Exercise instructions:
Leaving out all images, write out the records that follow exactly.

Information given:
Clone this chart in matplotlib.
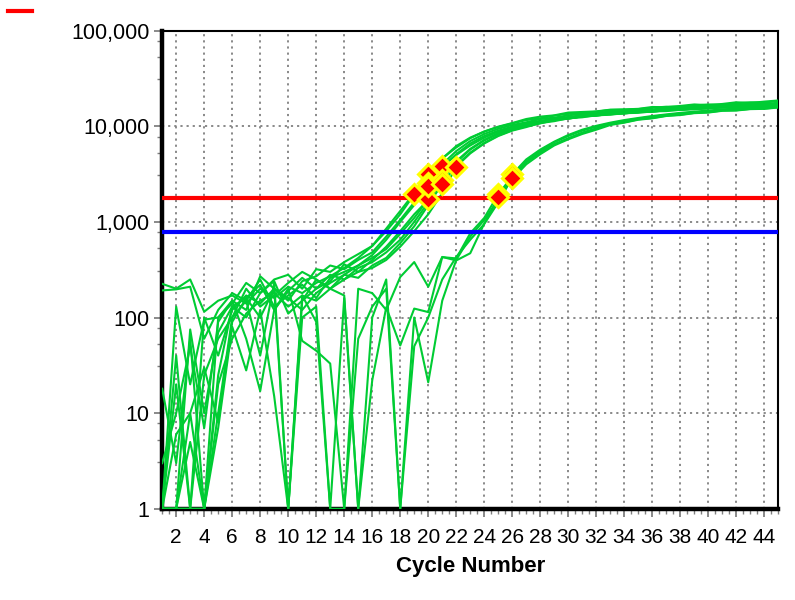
import numpy as np
import matplotlib
matplotlib.use("Agg")
import matplotlib.pyplot as plt
from matplotlib.lines import Line2D
from matplotlib.ticker import FixedLocator, LogLocator, NullFormatter

plt.rcParams["font.family"] = ["Liberation Sans", "DejaVu Sans"]

cycles = np.arange(1, 46)

# fluorescence per well (early group, Ct 19-22)
e1 = [225, 200, 250, 115, 150, 170, 140, 200, 160, 210, 180, 230, 270, 330, 420, 560, 800, 1200, 1940, 3000,
      4600, 6000, 7500, 8800, 9900, 10800, 11900, 12600, 13000, 13900, 14100, 14300, 14900, 15000, 15200,
      15900, 15800, 16300, 16900, 16600, 17100, 17800, 17500, 18100, 18600]
e2 = [192, 197, 210, 60, 120, 180, 150, 250, 130, 170, 220, 160, 260, 300, 350, 420, 520, 750, 1100, 1720,
      2900, 4300, 5800, 7200, 8500, 9600, 10400, 11000, 11800, 12100, 12700, 13300, 13300, 13800, 14300,
      14300, 14600, 15200, 15200, 15500, 16100, 15900, 16300, 16700, 16600]
e3 = [1, 130, 20, 95, 100, 140, 230, 180, 250, 280, 200, 320, 300, 380, 460, 560, 850, 1300, 2000, 3140,
      4600, 6200, 7600, 8800, 9800, 10700, 11600, 12100, 12900, 13500, 13700, 14200, 14800, 14900, 15100,
      15600, 16000, 16000, 16500, 16900, 16800, 17400, 17800, 17700, 18300]
e4 = [18, 3, 60, 1, 100, 150, 120, 270, 200, 150, 240, 270, 350, 320, 400, 480, 700, 1050, 1600, 2580,
      4000, 5500, 7000, 8300, 9400, 10300, 11000, 11900, 12300, 13000, 13500, 13700, 14300, 14400, 14900,
      15000, 15500, 15600, 16100, 16200, 16700, 16800, 17200, 17100, 17600]
e5 = [1, 40, 1, 25, 60, 100, 200, 130, 170, 230, 300, 250, 200, 280, 350, 450, 650, 1000, 1500, 2400,
      3700, 5100, 6600, 7900, 9000, 9900, 10800, 11300, 12100, 12400, 13100, 13300, 13900, 14000, 14500,
      14600, 15100, 15200, 15700, 15800, 16300, 16300, 16700, 16700, 17100]
e6 = [1, 6, 10, 30, 8, 90, 160, 220, 120, 190, 260, 200, 240, 360, 300, 400, 550, 800, 1200, 1700,
      3820, 5000, 6300, 7600, 8800, 9800, 10500, 11400, 11800, 12500, 12800, 13400, 13600, 14100, 14200,
      14700, 14800, 15300, 15400, 15900, 16000, 16400, 16400, 16800, 16800]
e7 = [1, 1, 75, 10, 70, 130, 100, 180, 240, 110, 150, 200, 280, 250, 330, 380, 480, 650, 1000, 1600,
      2760, 4200, 5700, 7100, 8300, 9300, 10200, 10900, 11700, 12000, 12700, 12900, 13500, 13600, 14100,
      14200, 14700, 14800, 15300, 15400, 15800, 15800, 16200, 16200, 16600]
e8 = [1, 20, 1, 100, 40, 120, 170, 140, 200, 160, 120, 180, 230, 280, 260, 350, 420, 600, 900, 1500,
      2500, 3900, 5300, 6700, 8000, 9100, 10000, 10700, 11600, 12000, 12700, 12900, 13500, 13600, 14100,
      14200, 14700, 14800, 15300, 15400, 15900, 15900, 16300, 16300, 16700]
e9 = [1, 1, 5, 1, 20, 60, 110, 150, 180, 130, 170, 150, 200, 250, 300, 330, 400, 550, 800, 1200,
      2000, 3780, 5200, 6600, 7900, 9000, 9800, 10800, 11300, 12100, 12400, 13000, 13200, 13700, 13800,
      14300, 14400, 14900, 15000, 15500, 15600, 16000, 16000, 16400, 16400]
# late group, Ct 25-26
l1 = [1, 1, 1, 1, 7, 80, 28, 120, 15, 1, 100, 130, 1, 160, 1, 22, 128, 51, 124, 114,
      428, 415, 760, 1100, 1940, 3000, 4200, 5300, 6500, 7500, 8600, 9500, 10500, 11000, 11800,
      12200, 12900, 13200, 13800, 14000, 14600, 14700, 15200, 15300, 15800]
l2 = [3, 10, 50, 7, 90, 150, 60, 17, 120, 200, 57, 45, 33, 1, 200, 180, 120, 265, 380, 210,
      430, 395, 470, 960, 1800, 2800, 4000, 5100, 6300, 7300, 8300, 9200, 10300, 10900, 11700,
      12100, 12800, 13100, 13700, 13900, 14500, 14600, 15100, 15200, 15700]
l3 = [1, 1, 10, 1, 25, 130, 160, 100, 200, 1, 150, 250, 200, 170, 1, 100, 250, 1, 100, 21,
      150, 400, 700, 1050, 1700, 3140, 4500, 5700, 6900, 8100, 9200, 10100, 10900, 11600, 12200,
      12800, 13300, 13800, 14200, 14600, 15000, 15300, 15600, 15900, 16200]
l4 = [1, 1, 1, 1, 10, 100, 150, 40, 230, 1, 170, 90, 1, 1, 60, 130, 200, 1, 50, 100,
      250, 430, 650, 950, 1600, 2900, 4300, 5500, 6800, 7900, 9000, 9900, 10700, 11400, 12000,
      12600, 13100, 13600, 14000, 14400, 14800, 15100, 15400, 15700, 16000]
wells = [e1, e2, e3, e4, e5, e6, e7, e8, e9, l1, l2, l3, l4]

# Ct calls (cycle, fluorescence)
ct_cycle = [19, 20, 20, 20, 20, 21, 21, 21, 22, 25, 25, 26, 26]
ct_value = [1940, 1720, 3140, 2580, 2400, 3820, 2760, 2500, 3780, 1940, 1800, 3140, 2900]

threshold = 1780
baseline_level = 785

y_ticks = [1, 10, 100, 1000, 10000, 100000]
y_labels = ["1", "10", "100", "1,000", "10,000", "100,000"]
x_ticks = list(range(2, 45, 2))

fig = plt.figure(figsize=(7.95, 6.0), dpi=100)
ax = fig.add_axes([0.204, 0.152, 0.775, 0.797])

for w in wells:
    ax.plot(cycles, np.clip(w, 1, None), color="#00cc33", lw=1.5, zorder=3)
ax.axhline(threshold, color="#ff0000", lw=3, zorder=4)
ax.axhline(baseline_level, color="#0000ff", lw=3, zorder=4)
ax.plot(ct_cycle, ct_value, ls="none", marker="D", ms=10, mfc="#ff0000",
        mec="#ffff00", mew=2.2, zorder=5)

ax.set_yscale("log")
ax.set_xlim(1, 45)
ax.set_ylim(1, 100000)
ax.yaxis.set_major_locator(FixedLocator(y_ticks))
ax.set_yticklabels(y_labels)
ax.yaxis.set_minor_locator(LogLocator(base=10, subs=(3.1, 5.3, 7.8)))
ax.yaxis.set_minor_formatter(NullFormatter())
ax.set_xticks(x_ticks)
ax.set_xticks(np.arange(1, 45.01, 0.5), minor=True)

ax.grid(True, which="major", color="#808080", ls=(0, (1.2, 2.2)), lw=1.3, zorder=0)
ax.tick_params(which="both", direction="out", color="#808080", labelsize=15)
ax.tick_params(which="major", length=6, width=1.3, pad=8)
ax.tick_params(which="minor", length=3.5, width=1.0)
ax.tick_params(axis="y", which="major", pad=3, labelsize=15.5)

for side in ("left", "bottom"):
    ax.spines[side].set_linewidth(3.2)
for side in ("top", "right"):
    ax.spines[side].set_linewidth(1.5)

ax.set_xlabel("Cycle Number", fontsize=16, fontweight="bold", labelpad=6)

# stray legend swatch in the corner
fig.add_artist(Line2D([8 / 795, 32 / 795], [1 - 11 / 600, 1 - 11 / 600], color="#ff0000", lw=3))

fig.savefig("out.png", dpi=100)
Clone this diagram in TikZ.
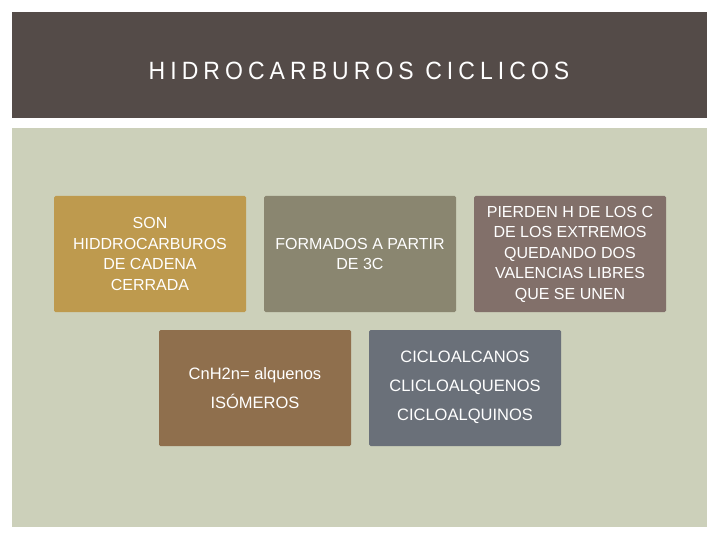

Answer for this exercise:
Clone this chart in matplotlib.
import numpy as np
import matplotlib
matplotlib.use("Agg")
import matplotlib.pyplot as plt
from matplotlib.lines import Line2D
from matplotlib.ticker import FixedLocator, LogLocator, NullFormatter

plt.rcParams["font.family"] = ["Liberation Sans", "DejaVu Sans"]

cycles = np.arange(1, 46)

# fluorescence per well (early group, Ct 19-22)
e1 = [225, 200, 250, 115, 150, 170, 140, 200, 160, 210, 180, 230, 270, 330, 420, 560, 800, 1200, 1940, 3000,
      4600, 6000, 7500, 8800, 9900, 10800, 11900, 12600, 13000, 13900, 14100, 14300, 14900, 15000, 15200,
      15900, 15800, 16300, 16900, 16600, 17100, 17800, 17500, 18100, 18600]
e2 = [192, 197, 210, 60, 120, 180, 150, 250, 130, 170, 220, 160, 260, 300, 350, 420, 520, 750, 1100, 1720,
      2900, 4300, 5800, 7200, 8500, 9600, 10400, 11000, 11800, 12100, 12700, 13300, 13300, 13800, 14300,
      14300, 14600, 15200, 15200, 15500, 16100, 15900, 16300, 16700, 16600]
e3 = [1, 130, 20, 95, 100, 140, 230, 180, 250, 280, 200, 320, 300, 380, 460, 560, 850, 1300, 2000, 3140,
      4600, 6200, 7600, 8800, 9800, 10700, 11600, 12100, 12900, 13500, 13700, 14200, 14800, 14900, 15100,
      15600, 16000, 16000, 16500, 16900, 16800, 17400, 17800, 17700, 18300]
e4 = [18, 3, 60, 1, 100, 150, 120, 270, 200, 150, 240, 270, 350, 320, 400, 480, 700, 1050, 1600, 2580,
      4000, 5500, 7000, 8300, 9400, 10300, 11000, 11900, 12300, 13000, 13500, 13700, 14300, 14400, 14900,
      15000, 15500, 15600, 16100, 16200, 16700, 16800, 17200, 17100, 17600]
e5 = [1, 40, 1, 25, 60, 100, 200, 130, 170, 230, 300, 250, 200, 280, 350, 450, 650, 1000, 1500, 2400,
      3700, 5100, 6600, 7900, 9000, 9900, 10800, 11300, 12100, 12400, 13100, 13300, 13900, 14000, 14500,
      14600, 15100, 15200, 15700, 15800, 16300, 16300, 16700, 16700, 17100]
e6 = [1, 6, 10, 30, 8, 90, 160, 220, 120, 190, 260, 200, 240, 360, 300, 400, 550, 800, 1200, 1700,
      3820, 5000, 6300, 7600, 8800, 9800, 10500, 11400, 11800, 12500, 12800, 13400, 13600, 14100, 14200,
      14700, 14800, 15300, 15400, 15900, 16000, 16400, 16400, 16800, 16800]
e7 = [1, 1, 75, 10, 70, 130, 100, 180, 240, 110, 150, 200, 280, 250, 330, 380, 480, 650, 1000, 1600,
      2760, 4200, 5700, 7100, 8300, 9300, 10200, 10900, 11700, 12000, 12700, 12900, 13500, 13600, 14100,
      14200, 14700, 14800, 15300, 15400, 15800, 15800, 16200, 16200, 16600]
e8 = [1, 20, 1, 100, 40, 120, 170, 140, 200, 160, 120, 180, 230, 280, 260, 350, 420, 600, 900, 1500,
      2500, 3900, 5300, 6700, 8000, 9100, 10000, 10700, 11600, 12000, 12700, 12900, 13500, 13600, 14100,
      14200, 14700, 14800, 15300, 15400, 15900, 15900, 16300, 16300, 16700]
e9 = [1, 1, 5, 1, 20, 60, 110, 150, 180, 130, 170, 150, 200, 250, 300, 330, 400, 550, 800, 1200,
      2000, 3780, 5200, 6600, 7900, 9000, 9800, 10800, 11300, 12100, 12400, 13000, 13200, 13700, 13800,
      14300, 14400, 14900, 15000, 15500, 15600, 16000, 16000, 16400, 16400]
# late group, Ct 25-26
l1 = [1, 1, 1, 1, 7, 80, 28, 120, 15, 1, 100, 130, 1, 160, 1, 22, 128, 51, 124, 114,
      428, 415, 760, 1100, 1940, 3000, 4200, 5300, 6500, 7500, 8600, 9500, 10500, 11000, 11800,
      12200, 12900, 13200, 13800, 14000, 14600, 14700, 15200, 15300, 15800]
l2 = [3, 10, 50, 7, 90, 150, 60, 17, 120, 200, 57, 45, 33, 1, 200, 180, 120, 265, 380, 210,
      430, 395, 470, 960, 1800, 2800, 4000, 5100, 6300, 7300, 8300, 9200, 10300, 10900, 11700,
      12100, 12800, 13100, 13700, 13900, 14500, 14600, 15100, 15200, 15700]
l3 = [1, 1, 10, 1, 25, 130, 160, 100, 200, 1, 150, 250, 200, 170, 1, 100, 250, 1, 100, 21,
      150, 400, 700, 1050, 1700, 3140, 4500, 5700, 6900, 8100, 9200, 10100, 10900, 11600, 12200,
      12800, 13300, 13800, 14200, 14600, 15000, 15300, 15600, 15900, 16200]
l4 = [1, 1, 1, 1, 10, 100, 150, 40, 230, 1, 170, 90, 1, 1, 60, 130, 200, 1, 50, 100,
      250, 430, 650, 950, 1600, 2900, 4300, 5500, 6800, 7900, 9000, 9900, 10700, 11400, 12000,
      12600, 13100, 13600, 14000, 14400, 14800, 15100, 15400, 15700, 16000]
wells = [e1, e2, e3, e4, e5, e6, e7, e8, e9, l1, l2, l3, l4]

# Ct calls (cycle, fluorescence)
ct_cycle = [19, 20, 20, 20, 20, 21, 21, 21, 22, 25, 25, 26, 26]
ct_value = [1940, 1720, 3140, 2580, 2400, 3820, 2760, 2500, 3780, 1940, 1800, 3140, 2900]

threshold = 1780
baseline_level = 785

y_ticks = [1, 10, 100, 1000, 10000, 100000]
y_labels = ["1", "10", "100", "1,000", "10,000", "100,000"]
x_ticks = list(range(2, 45, 2))

fig = plt.figure(figsize=(7.95, 6.0), dpi=100)
ax = fig.add_axes([0.204, 0.152, 0.775, 0.797])

for w in wells:
    ax.plot(cycles, np.clip(w, 1, None), color="#00cc33", lw=1.5, zorder=3)
ax.axhline(threshold, color="#ff0000", lw=3, zorder=4)
ax.axhline(baseline_level, color="#0000ff", lw=3, zorder=4)
ax.plot(ct_cycle, ct_value, ls="none", marker="D", ms=10, mfc="#ff0000",
        mec="#ffff00", mew=2.2, zorder=5)

ax.set_yscale("log")
ax.set_xlim(1, 45)
ax.set_ylim(1, 100000)
ax.yaxis.set_major_locator(FixedLocator(y_ticks))
ax.set_yticklabels(y_labels)
ax.yaxis.set_minor_locator(LogLocator(base=10, subs=(3.1, 5.3, 7.8)))
ax.yaxis.set_minor_formatter(NullFormatter())
ax.set_xticks(x_ticks)
ax.set_xticks(np.arange(1, 45.01, 0.5), minor=True)

ax.grid(True, which="major", color="#808080", ls=(0, (1.2, 2.2)), lw=1.3, zorder=0)
ax.tick_params(which="both", direction="out", color="#808080", labelsize=15)
ax.tick_params(which="major", length=6, width=1.3, pad=8)
ax.tick_params(which="minor", length=3.5, width=1.0)
ax.tick_params(axis="y", which="major", pad=3, labelsize=15.5)

for side in ("left", "bottom"):
    ax.spines[side].set_linewidth(3.2)
for side in ("top", "right"):
    ax.spines[side].set_linewidth(1.5)

ax.set_xlabel("Cycle Number", fontsize=16, fontweight="bold", labelpad=6)

# stray legend swatch in the corner
fig.add_artist(Line2D([8 / 795, 32 / 795], [1 - 11 / 600, 1 - 11 / 600], color="#ff0000", lw=3))

fig.savefig("out.png", dpi=100)
Clone this diagram in TikZ.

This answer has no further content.